Now this is not to knock men (and not all men do any of the above); I like men. I just don’t like it when people assume I can’t do something or do something well because I am not one.

Which brings me to A Workshop of Our Own – a Baltimore collaborative woodshop for women and gender-non-conforming furniture makers. The goal, says founder Sarah Marriage, is to “provide women an area to work, free of male judgment or harassment,” and that when one walks through the door, she is perceived not as a “woman woodworker” but as a woodworker. That is good and it is necessary. It is only when we can be perceived and valued independent of gender that we will achieve gender equality.

After studying architecture at Princeton where classes were about equally populated by women and men, Marriage attended the College of the Redwoods (now the Krenov School) to study fine furniture making, where she was surprised to find herself firmly in the minority. “It was good environment, but there was something about it – a feeling of being a little bit outnumbered.

“There’s a little more of an attentiveness to you than to your male cohorts, and when you make a mistake, it’s a bigger deal than when a man does,” says Marriage. “I think in some ways there’s a fundamental underlying mistrust of your abilities.” After graduating and beginning to show her work (which is stunning – I can only hope to some day have her skill and design vision), Marriage said that though her name was on the wall, she was often asked if her husband had done the work.

Her experience, like mine, is nothing terrible. It is, as she says, just the constant awareness of being a “woman woodworker,” of “having to be the voice of all women because you’re the only one there, and the only one who might say, ‘hey, let’s not drool all over the ULINE rep.'” It’s draining.

So she founded A Workshop of Our Own, a full shop by and for women, with classes for women, as well as for children regardless of their gender. “The idea of teaching boys as well as girls is to expose the younger generation to women doing this job. Not only are girls empowered, but boys are educated,” she says. “Patriarchy is bad for everyone. You have to deal with the fact that the situation is suboptimal; you can’t just act like we’re equal. You need to actively work to correct it.”

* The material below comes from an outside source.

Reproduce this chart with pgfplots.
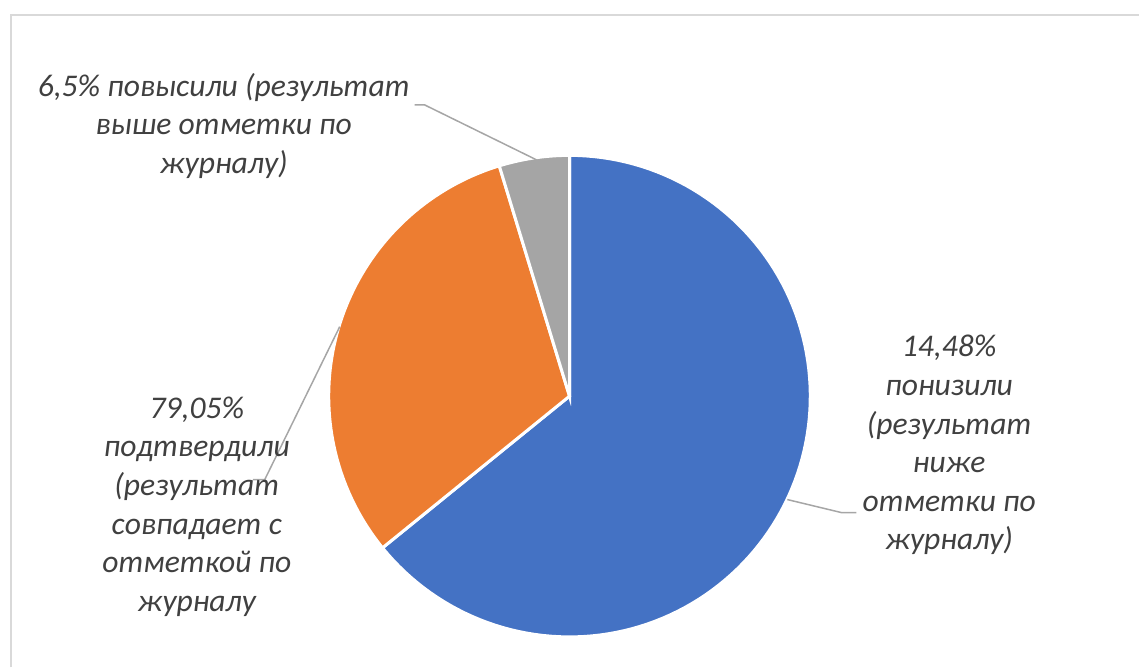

You can help. Right now, A Workshop of Our Own has the opportunity to buy the building in which it’s located – but time is short. The collective needs to raise $100,000 overall and there are five days remaining in the Indiegogo campaign. Not only will you be supporting a good and necessary step toward equality, you can get some cool stuff in return. Check out the rewards, check your checkbook, and see if you can’t find a few dollars to help.

In my lifetime, I can likely expect to at best be perceived as a “woman woodworker” when I walk into a tool store – and that would sure beat the assumption that I’m shopping for my husband (or shopping for a husband). But I’m hopeful that, with a few more efforts like Marriage’s, those two words are used as separate nouns for future woodworkers who are women.

— Megan Fitzpatrick

p.s. Lest you think I’m wearing blinders, men, I hope you can some day soon walk into a fabric store and have it not be assumed you’re shopping for your wives (or for a wife).